Panic attacks are the name given to the sudden experience of intense physical and psychological symptoms that can lead to a perceived threat which is either real or imagined. Symptoms can include heart palpiations where your heart feels like it is beating irregularly, sweating, trembling, shortness of breath, a choking sensation, chest pains and feeling sick. Psychologically you may feel that you are in serious danger and experience overwhelming fear and a sense of unreality about the world about you.
Physical signs of a panic attack
The physical symptoms of a panic attack are caused by your body going into flight or fight mode in response to the perceived threat. As you try to take more oxygen in your breathing will quicken and hormones will be released that cause your heart to beat faster and your muscles to tighten up. At its most extreme, a panic attack can make you feel like you are about to die, but usually once the symptoms pass there is no damage or danger. However if they persist or do not respond to calming techniques it is helpful to seek medical advice from your GP or NHS direct http://www.nhsdirect.nhs.uk/
What to do when a panic attack begins
If you feel an attack coming on try and do the following:
- Take yourself to a place where you can sit down quietly
- Put anything down that you are carrying
- Loosen anything tight around your neck.
- Slow your breathing down
- Try breathing in deeply through your nose and breathing out for longer through your mouth whilst focusing on the word calm. This will help reduce the level of carbon dioxide in your blood return to normal which may leave you feeling tired afterwards.
- If your attack continues after you’ve been breathing in this way for over 20 mins, or you still feel unwell after your breathing has returned to normal it is a good idea to check in with medical services.
If you experience panic attacks very often you may be one of the one in a hundred people in the Uk who has a panic disorder.

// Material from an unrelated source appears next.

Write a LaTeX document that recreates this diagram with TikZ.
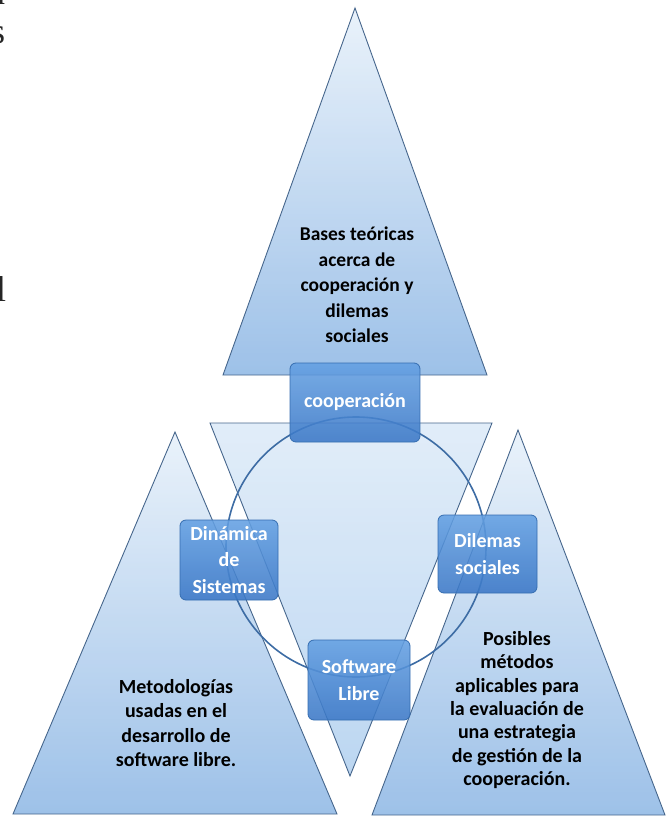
\documentclass[tikz,border=0pt]{standalone}
\usepackage{fontspec}
\setmainfont{Carlito}
\newfontfamily\pageserif{Liberation Serif}
\definecolor{triline}{HTML}{46668C}
\definecolor{tritop}{HTML}{E6F0FA}
\definecolor{tribot}{HTML}{8CB6E4}
\definecolor{invtop}{HTML}{DCEAF8}
\definecolor{invbot}{HTML}{B0CFEF}
\definecolor{circ}{HTML}{3D6CA4}
\definecolor{boxtop}{HTML}{64A0E2}
\definecolor{boxbot}{HTML}{3A77C6}
\definecolor{boxline}{HTML}{356DB0}
\begin{document}
\begin{tikzpicture}[x=1pt,y=-1pt,
  tri/.style={draw=triline, line width=0.9pt, top color=tritop, bottom color=tribot, fill opacity=0.85},
  invtri/.style={draw=triline, line width=0.9pt, top color=invtop, bottom color=invbot, fill opacity=0.85},
  tritext/.style={align=center, text=black, font=\bfseries\fontsize{20}{24.3}\selectfont, inner sep=0pt},
  boxnode/.style={draw=boxline, line width=0.8pt, rounded corners=6pt, top color=boxtop, bottom color=boxbot, fill opacity=0.88, text opacity=1, text=white, align=center, font=\bfseries\fontsize{20}{26.5}\selectfont, inner sep=0pt},
  frag/.style={font=\pageserif\fontsize{36}{36}\selectfont, text=black!85, inner sep=0pt, anchor=base west}
]
\useasboundingbox (0,0) rectangle (667,819);
% page text fragments at the left edge
\node[frag] (f1) at (-13,5) {n};
\node[frag] (f2) at (-9,43) {s};
\node[frag] (f3) at (-4,301) {l};
% middle inverted triangle
\coordinate (mA) at (210,423);
\coordinate (mB) at (492,423);
\coordinate (mC) at (350,776);
\path[invtri] (mA) -- (mB) -- (mC) -- cycle;
% left triangle
\coordinate (lA) at (175,432);
\coordinate (lB) at (337,814);
\coordinate (lC) at (13,814);
\path[tri] (lA) -- (lB) -- (lC) -- cycle;
% right triangle
\coordinate (rA) at (518,430);
\coordinate (rB) at (665,815);
\coordinate (rC) at (372,815);
\path[tri] (rA) -- (rB) -- (rC) -- cycle;
% top triangle
\coordinate (tA) at (355,8);
\coordinate (tB) at (487,375);
\coordinate (tC) at (223,375);
\path[tri] (tA) -- (tB) -- (tC) -- cycle;
% circle
\coordinate (cc) at (356,547);
\draw[circ, line width=1.6pt] (cc) circle[radius=130];
% triangle texts
\node[tritext, font=\bfseries\fontsize{19.5}{25.5}\selectfont] (ttop) at (357,285) {Bases teóricas\\acerca de\\cooperación y\\dilemas\\sociales};
\node[tritext] (tleft) at (176,723) {Metodologías\\usadas en el\\desarrollo de\\software libre.};
\node[tritext, font=\bfseries\fontsize{20}{23.4}\selectfont] (tright) at (517,710) {Posibles\\métodos\\aplicables para\\la evaluación de\\una estrategia\\de gestión de la\\cooperación.};
% boxes
\node[boxnode, minimum width=130, minimum height=79] (coop) at (355,402.5) {cooperación};
\node[boxnode, minimum width=98, minimum height=80] (dina) at (229,560) {Dinámica\\de\\Sistemas};
\node[boxnode, minimum width=99, minimum height=78] (dile) at (487.5,554) {Dilemas\\sociales};
\node[boxnode, minimum width=102, minimum height=80] (soft) at (359,680) {Software\\Libre};
\end{tikzpicture}
\end{document}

These are conditions that sometimes need more intervention to reduce the level of panic attacks and can be helped by talking therapy and /or medication.
Putting steps in place
It is natural for everyone to experience a certain level of anxiety and feel panicked by some situations or life changes. However if you feel these feelings quite regularly it may be helpful to put some things into place in your daily life that support you to relax more and reduce your levels of tension. Physical exercise is a great way to burn off excess stress and get fit at the same time which increases the numbers of feel good hormones floating around your body.
Taking up a relaxation practice like meditation or tai chi is another positive step that you can take as self-help to combat panic. Finally tuning into your diet and becoming aware of how particular foods and drinks affect you is also a useful exercise, substances such as caffeine are renowned for increasing heart rate and firing up our nervous systems which can result in feelings of jitteriness and unease.